‘A game played by fewer than fifteen a side,
at least half of whom should be totally unfit.’
Keeping fit for amateurs –with day jobs –often in offices was something of a problem. This was particularly true for players in business houses in central London during the swinging sixties. Their company grounds were scattered all over the Home Counties –often a thirty minute train ride away. So many players, found the mid-week training sessions at the Lucas-Tooth gym a useful resource.
It was located in Tooley Street, Bermondsey between London and Tower Bridges. That part of the south bank in the 1950’s and 1960’s was full of old dark narrow cobbled streets, archways warehouses and wharfs (hardly changed from Dickens’s time) and not the ‘gentrified’ area it appears today.
Apart from rugby players, it was popular with boxers, their corner-men and hangers on -this was still the South London of Charlie Richardson’s underworld gang, whose speciality was pinning victims to the floor with 6-inch nails. The gym had been established during the 1930’s by a Conservative politician Sir Hugh Lucas-Tooth, for the benefit of unemployed men from the Northern coalfields and unemployed areas. A new style of physical exercise was developed which helped improve the fitness of these men, as shown in a 1938 British Pathé newsreel.
By the 1960’s the gym’s circuit training was run by an ex-Royal Navy physical training instructor, a ‘slightly mad Irishman’ who put everyone through their paces as if their life depended on it –whilst quietly smoking a fag. The gym had other benefits too, often acting as an impromptu fixture exchange, and, perhaps importantly, also minutes away from The George Inn at Southwark.
A whiff of wintergreen
Have you ever paused for a moment and thought how easily a scent can transport you back in memory to a place or situation? It’s common knowledge that while sight is the strongest sense for short term memory, the sense of smell is the
strongest and most vivid for long-term memories.
Wintergreen for instance, with its minty smell, or perhaps Elliman’s Universal Embrocation can take a-players straight back to the club house changing room –years after retiring. It was widely used as a sports rub on muscles especially in winter. There were actually two products – ‘Universal Embrocation’ for humans, and ‘Royal Embrocation’ for horses (sometimes referred to as horse liniment) – but there was no difference between the two –yes really!
Another whiff of the past was ‘Zam Buk’, with its distinct fragrance of eucalyptus and camphor. In the UK, Zam-Buk first appeared on chemist’s shelves around 1903. The balm had been discovered in South Africa, and later used on Rugby and Football fields in Australia and New Zealand after the Boer War. It was found when a player was injured, applying the ointment acted as an antiseptic eliminating the chances of the wound becoming infected.
Before antibiotics if a player cut or grazed his knee it could become infected to such an extent that the player could even die (yes seriously). Soon St John ambulance men began carrying Zam Buk in their kit bags to treat players. It’s still available today.

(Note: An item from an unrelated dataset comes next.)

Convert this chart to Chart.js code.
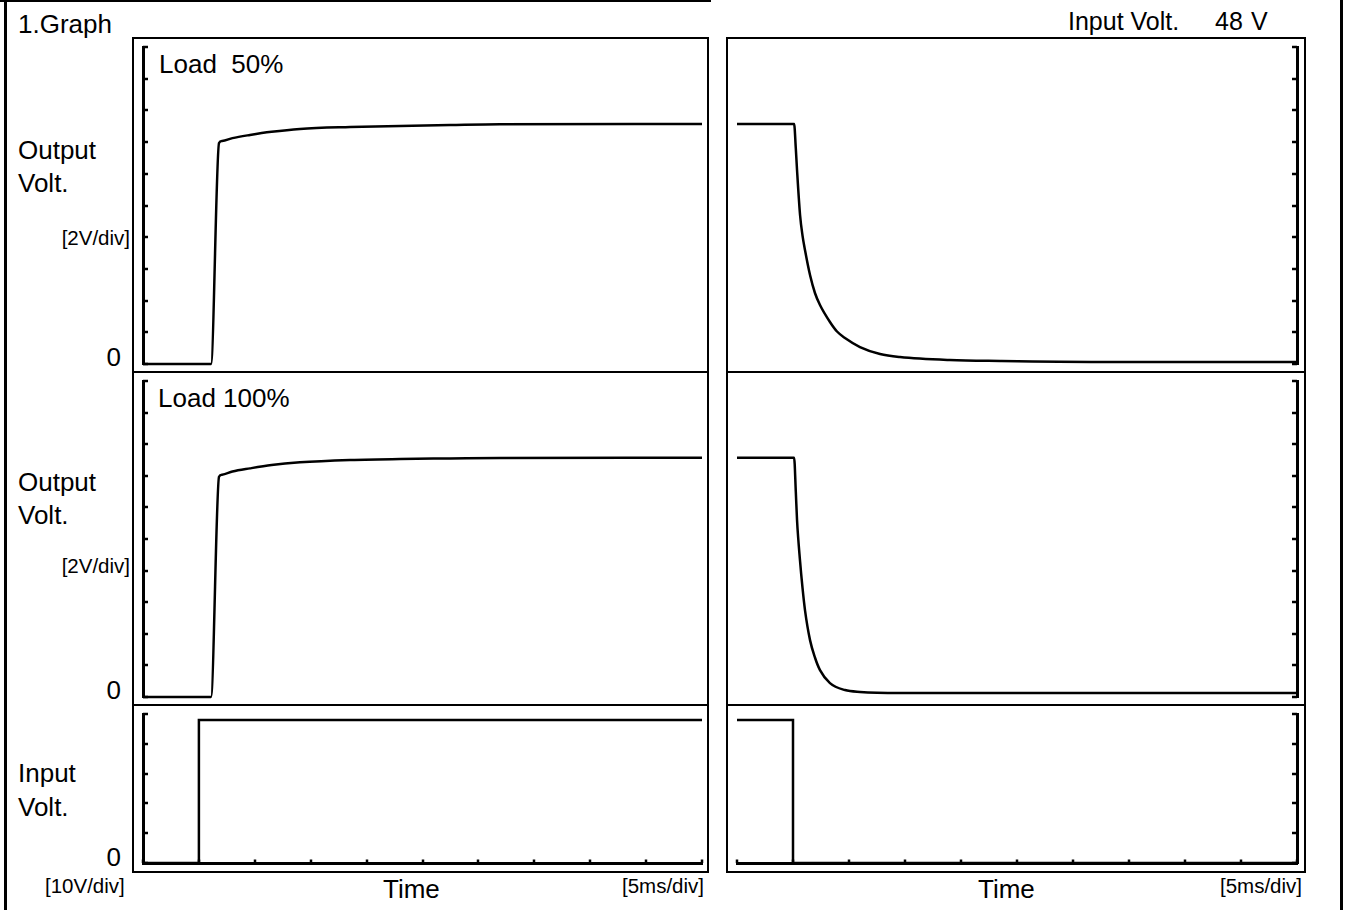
<!DOCTYPE html>
<html>
<head>
<meta charset="utf-8">
<script src="https://cdn.jsdelivr.net/npm/chart.js@4.4.1/dist/chart.umd.min.js"></script>
<style>
body { margin: 0; background: #fff; }
#page { position: relative; width: 1346px; height: 910px; overflow: hidden;
        font-family: "Liberation Sans", Arial, sans-serif; color: #000; }
.box { position: absolute; border: 2px solid #000; box-sizing: border-box; }
.rule { position: absolute; background: #000; }
.t { position: absolute; white-space: pre; line-height: 1; font-size: 26px; }
.s { font-size: 20.5px; }
.r { text-align: right; }
canvas { position: absolute; left: 0; top: 0; }
</style>
</head>
<body>
<div id="page">
  <!-- outer frame -->
  <div class="rule" style="left:4px;top:0;width:3px;height:910px"></div>
  <div class="rule" style="left:0;top:0;width:711px;height:2px"></div>
  <div class="rule" style="left:1340px;top:0;width:3px;height:910px"></div>

  <!-- panel boxes -->
  <div class="box" style="left:132px;top:37px;width:577px;height:336px"></div>
  <div class="box" style="left:132px;top:371px;width:577px;height:335px"></div>
  <div class="box" style="left:132px;top:704px;width:577px;height:169px"></div>
  <div class="box" style="left:726px;top:37px;width:580px;height:336px"></div>
  <div class="box" style="left:726px;top:371px;width:580px;height:335px"></div>
  <div class="box" style="left:726px;top:704px;width:580px;height:169px"></div>

  <!-- texts -->
  <div class="t" style="left:18px;top:11px">1.Graph</div>
  <div class="t" style="left:1068px;top:9px;font-size:25px">Input Volt.</div>
  <div class="t" style="left:1215px;top:9px;font-size:25px">48</div>
  <div class="t" style="left:1251px;top:9px;font-size:25px">V</div>

  <div class="t" style="left:159px;top:51px">Load  50%</div>
  <div class="t" style="left:158px;top:385px">Load 100%</div>

  <div class="t" style="left:18px;top:137px">Output</div>
  <div class="t" style="left:18px;top:170px">Volt.</div>
  <div class="t s r" style="right:1216px;top:228px">[2V/div]</div>
  <div class="t r" style="right:1225px;top:344px">0</div>

  <div class="t" style="left:18px;top:469px">Output</div>
  <div class="t" style="left:18px;top:502px">Volt.</div>
  <div class="t s r" style="right:1216px;top:556px">[2V/div]</div>
  <div class="t r" style="right:1225px;top:677px">0</div>

  <div class="t" style="left:18px;top:760px">Input</div>
  <div class="t" style="left:18px;top:794px">Volt.</div>
  <div class="t r" style="right:1225px;top:844px">0</div>
  <div class="t s" style="left:45px;top:876px">[10V/div]</div>

  <div class="t" style="left:383px;top:876px">Time</div>
  <div class="t s r" style="right:642px;top:876px">[5ms/div]</div>
  <div class="t" style="left:978px;top:876px">Time</div>
  <div class="t s r" style="right:44px;top:876px">[5ms/div]</div>

  <canvas id="c1" width="1346" height="910"></canvas>
  <canvas id="c2" width="1346" height="910"></canvas>
  <canvas id="c3" width="1346" height="910"></canvas>
  <canvas id="c4" width="1346" height="910"></canvas>
  <canvas id="c5" width="1346" height="910"></canvas>
  <canvas id="c6" width="1346" height="910"></canvas>
</div>

<script>
// scale settings (5 ms/div, 2 V/div output, 10 V/div input)
const timeMax = 50, timeStep = 5;
const outMax = 20, outStep = 2;
const inMax = 50, inStep = 10;

// start-up (left column), time in ms, volts
const onTime50 = [0, 6.08, 6.8, 7.07, 8.0, 9.57, 11.5, 14.04, 18.52, 22.99, 27.46, 31.93, 50];
const onVolt50 = [0, 0, 13.94, 14.07, 14.25, 14.45, 14.65, 14.83, 14.95, 15.02, 15.08, 15.13, 15.14];
const onTime100 = [0, 6.08, 6.8, 7.07, 8.0, 9.57, 11.5, 14.04, 18.52, 22.99, 27.46, 31.93, 50];
const onVolt100 = [0, 0, 13.94, 14.07, 14.27, 14.47, 14.68, 14.85, 15.0, 15.07, 15.1, 15.13, 15.14];
const inOnTime = [0, 5.0, 5.0, 50];
const inOnVolt = [0, 0, 48, 48];

// shut-down (right column)
const offTime50 = [0, 5.1, 5.25, 5.36, 5.63, 5.85, 6.07, 6.52, 6.96, 7.41, 8.3, 8.93, 9.64, 10.98, 12.77, 14.55, 19.0, 23.5, 32.4, 50];
const offVolt50 = [15.14, 15.14, 13.6, 12.24, 9.4, 8.1, 7.19, 5.61, 4.48, 3.72, 2.65, 2.05, 1.64, 1.07, 0.63, 0.44, 0.25, 0.19, 0.13, 0.13];
const offTime100 = [0, 5.1, 5.25, 5.36, 5.63, 5.85, 6.07, 6.52, 6.96, 7.41, 8.3, 9.64, 10.98, 14.55, 50];
const offVolt100 = [15.14, 15.14, 13.0, 11.2, 8.6, 6.9, 5.5, 3.6, 2.5, 1.7, 0.88, 0.44, 0.32, 0.25, 0.25];
const inOffTime = [0, 5.0, 5.0, 50];
const inOffVolt = [48, 48, 0, 0];

const W = 1346, H = 910;

// ticks drawn inward, like the scope graticule
const inwardTicks = {
    id: 'inwardTicks',
    afterDraw(chart) {
        const ctx = chart.ctx, a = chart.chartArea;
        ctx.save();
        ctx.strokeStyle = '#000';
        ctx.lineWidth = 2.5;
        Object.values(chart.scales).forEach(s => {
            if (!s.options.display) return;
            s.ticks.forEach((t, i) => {
                const p = Math.round(s.getPixelForTick(i));
                ctx.beginPath();
                if (s.axis === 'x') { ctx.moveTo(p, a.bottom); ctx.lineTo(p, a.bottom - 3.5); }
                else if (s.position === 'left') { ctx.moveTo(a.left, p); ctx.lineTo(a.left + 5, p); }
                else { ctx.moveTo(a.right, p); ctx.lineTo(a.right - 5, p); }
                ctx.stroke();
            });
        });
        ctx.restore();
    }
};

function makePanel(id, xs, ys, area, yMax, yStep, ySide, isInput) {
    const pts = xs.map((x, i) => ({ x: x, y: ys[i] }));
    const axisCommon = {
        type: 'linear',
        grid: { display: false, drawTicks: false },
        ticks: { display: false },
        border: { display: true, color: '#000', width: 3 }
    };
    new Chart(document.getElementById(id), {
        type: 'line',
        data: { datasets: [{ data: pts, borderColor: '#000', borderWidth: 2.5, pointRadius: 0,
                             tension: 0, cubicInterpolationMode: isInput ? 'default' : 'monotone',
                             fill: false, clip: false }] },
        options: {
            responsive: false, animation: false, devicePixelRatio: 1,
            layout: { padding: { left: area[0], right: W - area[1], top: area[2], bottom: H - area[3] } },
            plugins: { legend: { display: false }, tooltip: { enabled: false } },
            events: [],
            scales: {
                x: Object.assign({}, axisCommon, { display: isInput, min: 0, max: timeMax,
                    ticks: { display: false, stepSize: timeStep } }),
                y: Object.assign({}, axisCommon, { position: ySide, min: 0, max: yMax,
                    ticks: { display: false, stepSize: yStep } })
            }
        },
        plugins: [inwardTicks]
    });
}

// chart areas: [left, right, top, bottom]
makePanel('c1', onTime50, onVolt50, [143, 702, 47, 364], outMax, outStep, 'left', false);
makePanel('c2', onTime100, onVolt100, [143, 702, 381, 697], outMax, outStep, 'left', false);
makePanel('c3', inOnTime, inOnVolt, [143, 702, 714, 863], inMax, inStep, 'left', true);
makePanel('c4', offTime50, offVolt50, [737, 1297, 47, 364], outMax, outStep, 'right', false);
makePanel('c5', offTime100, offVolt100, [737, 1297, 381, 697], outMax, outStep, 'right', false);
makePanel('c6', inOffTime, inOffVolt, [737, 1297, 714, 863], inMax, inStep, 'right', true);
</script>
</body>
</html>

Not forgetting the ubiquitous Vaseline –much favoured by the scrum on their ears –although on sandy pitches proved counter-productive, as grit mixed with Vaseline became abrasive.
Before the start of a season, it was always recommended to get a Tetanus injection, against what was known as lockjaw -spasms in the jaw muscles caused by wound infection from soil. This was, so we were told, particularly important if the game fixtures were in London or Essex. As many of the pitches had been laid over medieval plague pits. One such fabulous club ground, hidden away in the centre of the City of London is the Honourable Artillery Company RFC*, http://www.pitchero.com/clubs/hac/ - it had been used as a burial site during the great plague in 1665.
A Fag at Lemons
Half time at last, exhausted players, gathering around -grabbing at the fruit wedges from a plate that the winger (who had little to do that half) had kindly brought over from the touch-line. Standing together, sucking on the orange, or perhaps lighting up a fag (cigarette) – for years I believed (still do) that the little pocket inside shorts by the waistband, were specifically designed by Messrs. Umbro for that very purpose. It had been solemnly explained to me that it fits a book of matches and half a cigarette exactly. Whilst others reflecting on Michael Green’s book which states;
The first half is invariably much longer than the second.
This is partly because of the late kick-off
-but is also caused by the unfitness of the referee.’
You see, up until World War Two, half-time would often be referred to as ‘lemons’. Because they used to be the accepted half-time refresher at all rugger levels. The use of oranges was considered to be effete. Wartime conditions meant the end of the import of lemons (largely from Italy) and when available oranges were substituted.
Interestingly there has been no subsequent return to lemons.
The game over at last, back in the changing room, a rag-bag of players in different states of array sitting staring vacantly at the floor, wincing at some yet undiscovered injury. Because lack of fitness inevitably led to minor injuries – but as a famous Irish pipe smoking International from that amateur era Willie John McBride, explained in an interview (and speaking for many), comparing conditions thirty years earlier with the modern game,
‘…the players have medics these days. We had Elastoplast’.